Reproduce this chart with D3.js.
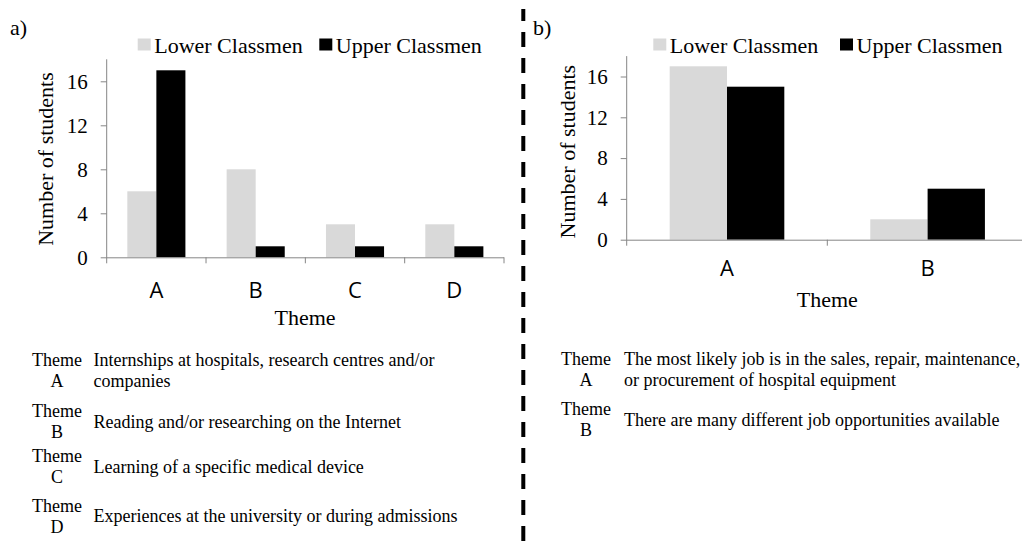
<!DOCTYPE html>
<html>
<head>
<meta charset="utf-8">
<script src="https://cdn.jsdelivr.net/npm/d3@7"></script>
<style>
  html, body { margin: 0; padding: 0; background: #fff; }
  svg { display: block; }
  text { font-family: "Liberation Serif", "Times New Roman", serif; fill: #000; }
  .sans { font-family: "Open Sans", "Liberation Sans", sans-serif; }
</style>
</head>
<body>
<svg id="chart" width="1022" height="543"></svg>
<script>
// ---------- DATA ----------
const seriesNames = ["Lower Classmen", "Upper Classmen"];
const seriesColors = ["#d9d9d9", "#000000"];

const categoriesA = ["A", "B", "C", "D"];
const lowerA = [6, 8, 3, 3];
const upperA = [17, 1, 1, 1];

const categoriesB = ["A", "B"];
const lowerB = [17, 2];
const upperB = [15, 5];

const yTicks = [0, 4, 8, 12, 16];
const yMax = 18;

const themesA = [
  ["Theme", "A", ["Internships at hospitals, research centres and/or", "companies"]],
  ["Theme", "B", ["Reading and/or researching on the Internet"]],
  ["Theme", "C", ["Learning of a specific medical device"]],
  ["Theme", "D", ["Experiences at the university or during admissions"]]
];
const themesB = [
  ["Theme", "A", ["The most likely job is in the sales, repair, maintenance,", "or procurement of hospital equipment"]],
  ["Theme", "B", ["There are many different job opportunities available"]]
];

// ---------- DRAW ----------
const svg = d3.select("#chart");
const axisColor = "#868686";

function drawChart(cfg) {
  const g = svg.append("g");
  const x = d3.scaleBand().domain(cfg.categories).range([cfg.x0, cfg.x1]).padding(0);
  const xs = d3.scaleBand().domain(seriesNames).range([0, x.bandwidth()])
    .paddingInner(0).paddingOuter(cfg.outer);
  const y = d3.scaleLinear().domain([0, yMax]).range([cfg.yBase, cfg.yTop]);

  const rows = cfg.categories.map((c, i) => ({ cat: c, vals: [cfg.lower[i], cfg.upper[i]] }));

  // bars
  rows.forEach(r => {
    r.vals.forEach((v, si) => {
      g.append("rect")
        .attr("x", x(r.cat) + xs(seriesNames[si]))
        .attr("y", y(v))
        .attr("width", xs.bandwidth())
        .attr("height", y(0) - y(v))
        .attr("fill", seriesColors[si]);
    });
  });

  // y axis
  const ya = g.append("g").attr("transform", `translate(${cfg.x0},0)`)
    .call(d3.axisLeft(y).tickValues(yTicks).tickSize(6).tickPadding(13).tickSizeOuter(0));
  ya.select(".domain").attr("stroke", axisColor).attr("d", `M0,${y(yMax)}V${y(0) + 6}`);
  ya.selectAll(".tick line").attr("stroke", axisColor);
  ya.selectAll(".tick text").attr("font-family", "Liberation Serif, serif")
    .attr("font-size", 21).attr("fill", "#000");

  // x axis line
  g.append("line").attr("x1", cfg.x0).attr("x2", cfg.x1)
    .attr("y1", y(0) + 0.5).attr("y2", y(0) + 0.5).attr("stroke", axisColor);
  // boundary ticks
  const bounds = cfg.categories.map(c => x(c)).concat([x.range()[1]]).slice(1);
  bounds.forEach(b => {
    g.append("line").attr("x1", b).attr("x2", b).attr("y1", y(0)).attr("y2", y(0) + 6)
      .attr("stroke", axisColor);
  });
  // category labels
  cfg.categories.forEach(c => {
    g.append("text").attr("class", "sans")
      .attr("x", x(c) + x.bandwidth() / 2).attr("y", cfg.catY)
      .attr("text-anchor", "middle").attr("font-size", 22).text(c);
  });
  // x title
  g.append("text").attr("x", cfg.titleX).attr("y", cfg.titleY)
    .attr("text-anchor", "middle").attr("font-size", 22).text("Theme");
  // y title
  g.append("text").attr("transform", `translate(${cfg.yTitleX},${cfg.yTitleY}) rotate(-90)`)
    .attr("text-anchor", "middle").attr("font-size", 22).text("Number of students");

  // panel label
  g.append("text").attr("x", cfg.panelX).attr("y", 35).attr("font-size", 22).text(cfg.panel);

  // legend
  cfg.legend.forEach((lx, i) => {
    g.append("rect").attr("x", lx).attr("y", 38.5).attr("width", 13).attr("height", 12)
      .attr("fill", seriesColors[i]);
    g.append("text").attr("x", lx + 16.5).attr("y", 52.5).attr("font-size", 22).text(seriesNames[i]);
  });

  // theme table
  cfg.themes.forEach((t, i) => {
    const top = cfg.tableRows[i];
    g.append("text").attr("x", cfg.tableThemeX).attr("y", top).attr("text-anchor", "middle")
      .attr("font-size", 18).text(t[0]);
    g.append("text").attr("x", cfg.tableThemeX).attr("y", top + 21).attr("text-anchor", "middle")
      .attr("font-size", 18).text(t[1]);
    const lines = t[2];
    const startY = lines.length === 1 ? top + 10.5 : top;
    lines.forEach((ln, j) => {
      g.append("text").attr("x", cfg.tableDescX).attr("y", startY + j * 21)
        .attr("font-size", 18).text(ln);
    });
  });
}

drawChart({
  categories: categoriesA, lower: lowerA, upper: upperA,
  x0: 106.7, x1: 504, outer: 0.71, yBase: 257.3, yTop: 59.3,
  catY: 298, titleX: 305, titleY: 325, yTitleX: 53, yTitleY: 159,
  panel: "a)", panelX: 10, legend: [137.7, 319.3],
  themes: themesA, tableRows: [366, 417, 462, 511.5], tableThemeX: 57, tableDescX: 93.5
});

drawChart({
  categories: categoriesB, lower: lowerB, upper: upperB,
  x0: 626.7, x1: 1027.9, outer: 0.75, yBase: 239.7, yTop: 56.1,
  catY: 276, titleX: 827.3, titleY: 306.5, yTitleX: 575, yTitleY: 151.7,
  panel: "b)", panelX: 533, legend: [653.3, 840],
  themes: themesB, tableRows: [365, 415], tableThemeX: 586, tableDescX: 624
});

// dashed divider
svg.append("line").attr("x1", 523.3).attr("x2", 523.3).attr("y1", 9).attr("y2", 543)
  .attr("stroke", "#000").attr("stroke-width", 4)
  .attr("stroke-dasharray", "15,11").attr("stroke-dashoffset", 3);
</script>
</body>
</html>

┄┄┄┄┄┄┄┄┄┄

**Exercise objective**
From the material above, reproduce everything verbatim except the pictures.

**Task result**
Reproduce this chart with D3.js.
<!DOCTYPE html>
<html>
<head>
<meta charset="utf-8">
<script src="https://cdn.jsdelivr.net/npm/d3@7"></script>
<style>
  html, body { margin: 0; padding: 0; background: #fff; }
  svg { display: block; }
  text { font-family: "Liberation Serif", "Times New Roman", serif; fill: #000; }
  .sans { font-family: "Open Sans", "Liberation Sans", sans-serif; }
</style>
</head>
<body>
<svg id="chart" width="1022" height="543"></svg>
<script>
// ---------- DATA ----------
const seriesNames = ["Lower Classmen", "Upper Classmen"];
const seriesColors = ["#d9d9d9", "#000000"];

const categoriesA = ["A", "B", "C", "D"];
const lowerA = [6, 8, 3, 3];
const upperA = [17, 1, 1, 1];

const categoriesB = ["A", "B"];
const lowerB = [17, 2];
const upperB = [15, 5];

const yTicks = [0, 4, 8, 12, 16];
const yMax = 18;

const themesA = [
  ["Theme", "A", ["Internships at hospitals, research centres and/or", "companies"]],
  ["Theme", "B", ["Reading and/or researching on the Internet"]],
  ["Theme", "C", ["Learning of a specific medical device"]],
  ["Theme", "D", ["Experiences at the university or during admissions"]]
];
const themesB = [
  ["Theme", "A", ["The most likely job is in the sales, repair, maintenance,", "or procurement of hospital equipment"]],
  ["Theme", "B", ["There are many different job opportunities available"]]
];

// ---------- DRAW ----------
const svg = d3.select("#chart");
const axisColor = "#868686";

function drawChart(cfg) {
  const g = svg.append("g");
  const x = d3.scaleBand().domain(cfg.categories).range([cfg.x0, cfg.x1]).padding(0);
  const xs = d3.scaleBand().domain(seriesNames).range([0, x.bandwidth()])
    .paddingInner(0).paddingOuter(cfg.outer);
  const y = d3.scaleLinear().domain([0, yMax]).range([cfg.yBase, cfg.yTop]);

  const rows = cfg.categories.map((c, i) => ({ cat: c, vals: [cfg.lower[i], cfg.upper[i]] }));

  // bars
  rows.forEach(r => {
    r.vals.forEach((v, si) => {
      g.append("rect")
        .attr("x", x(r.cat) + xs(seriesNames[si]))
        .attr("y", y(v))
        .attr("width", xs.bandwidth())
        .attr("height", y(0) - y(v))
        .attr("fill", seriesColors[si]);
    });
  });

  // y axis
  const ya = g.append("g").attr("transform", `translate(${cfg.x0},0)`)
    .call(d3.axisLeft(y).tickValues(yTicks).tickSize(6).tickPadding(13).tickSizeOuter(0));
  ya.select(".domain").attr("stroke", axisColor).attr("d", `M0,${y(yMax)}V${y(0) + 6}`);
  ya.selectAll(".tick line").attr("stroke", axisColor);
  ya.selectAll(".tick text").attr("font-family", "Liberation Serif, serif")
    .attr("font-size", 21).attr("fill", "#000");

  // x axis line
  g.append("line").attr("x1", cfg.x0).attr("x2", cfg.x1)
    .attr("y1", y(0) + 0.5).attr("y2", y(0) + 0.5).attr("stroke", axisColor);
  // boundary ticks
  const bounds = cfg.categories.map(c => x(c)).concat([x.range()[1]]).slice(1);
  bounds.forEach(b => {
    g.append("line").attr("x1", b).attr("x2", b).attr("y1", y(0)).attr("y2", y(0) + 6)
      .attr("stroke", axisColor);
  });
  // category labels
  cfg.categories.forEach(c => {
    g.append("text").attr("class", "sans")
      .attr("x", x(c) + x.bandwidth() / 2).attr("y", cfg.catY)
      .attr("text-anchor", "middle").attr("font-size", 22).text(c);
  });
  // x title
  g.append("text").attr("x", cfg.titleX).attr("y", cfg.titleY)
    .attr("text-anchor", "middle").attr("font-size", 22).text("Theme");
  // y title
  g.append("text").attr("transform", `translate(${cfg.yTitleX},${cfg.yTitleY}) rotate(-90)`)
    .attr("text-anchor", "middle").attr("font-size", 22).text("Number of students");

  // panel label
  g.append("text").attr("x", cfg.panelX).attr("y", 35).attr("font-size", 22).text(cfg.panel);

  // legend
  cfg.legend.forEach((lx, i) => {
    g.append("rect").attr("x", lx).attr("y", 38.5).attr("width", 13).attr("height", 12)
      .attr("fill", seriesColors[i]);
    g.append("text").attr("x", lx + 16.5).attr("y", 52.5).attr("font-size", 22).text(seriesNames[i]);
  });

  // theme table
  cfg.themes.forEach((t, i) => {
    const top = cfg.tableRows[i];
    g.append("text").attr("x", cfg.tableThemeX).attr("y", top).attr("text-anchor", "middle")
      .attr("font-size", 18).text(t[0]);
    g.append("text").attr("x", cfg.tableThemeX).attr("y", top + 21).attr("text-anchor", "middle")
      .attr("font-size", 18).text(t[1]);
    const lines = t[2];
    const startY = lines.length === 1 ? top + 10.5 : top;
    lines.forEach((ln, j) => {
      g.append("text").attr("x", cfg.tableDescX).attr("y", startY + j * 21)
        .attr("font-size", 18).text(ln);
    });
  });
}

drawChart({
  categories: categoriesA, lower: lowerA, upper: upperA,
  x0: 106.7, x1: 504, outer: 0.71, yBase: 257.3, yTop: 59.3,
  catY: 298, titleX: 305, titleY: 325, yTitleX: 53, yTitleY: 159,
  panel: "a)", panelX: 10, legend: [137.7, 319.3],
  themes: themesA, tableRows: [366, 417, 462, 511.5], tableThemeX: 57, tableDescX: 93.5
});

drawChart({
  categories: categoriesB, lower: lowerB, upper: upperB,
  x0: 626.7, x1: 1027.9, outer: 0.75, yBase: 239.7, yTop: 56.1,
  catY: 276, titleX: 827.3, titleY: 306.5, yTitleX: 575, yTitleY: 151.7,
  panel: "b)", panelX: 533, legend: [653.3, 840],
  themes: themesB, tableRows: [365, 415], tableThemeX: 586, tableDescX: 624
});

// dashed divider
svg.append("line").attr("x1", 523.3).attr("x2", 523.3).attr("y1", 9).attr("y2", 543)
  .attr("stroke", "#000").attr("stroke-width", 4)
  .attr("stroke-dasharray", "15,11").attr("stroke-dashoffset", 3);
</script>
</body>
</html>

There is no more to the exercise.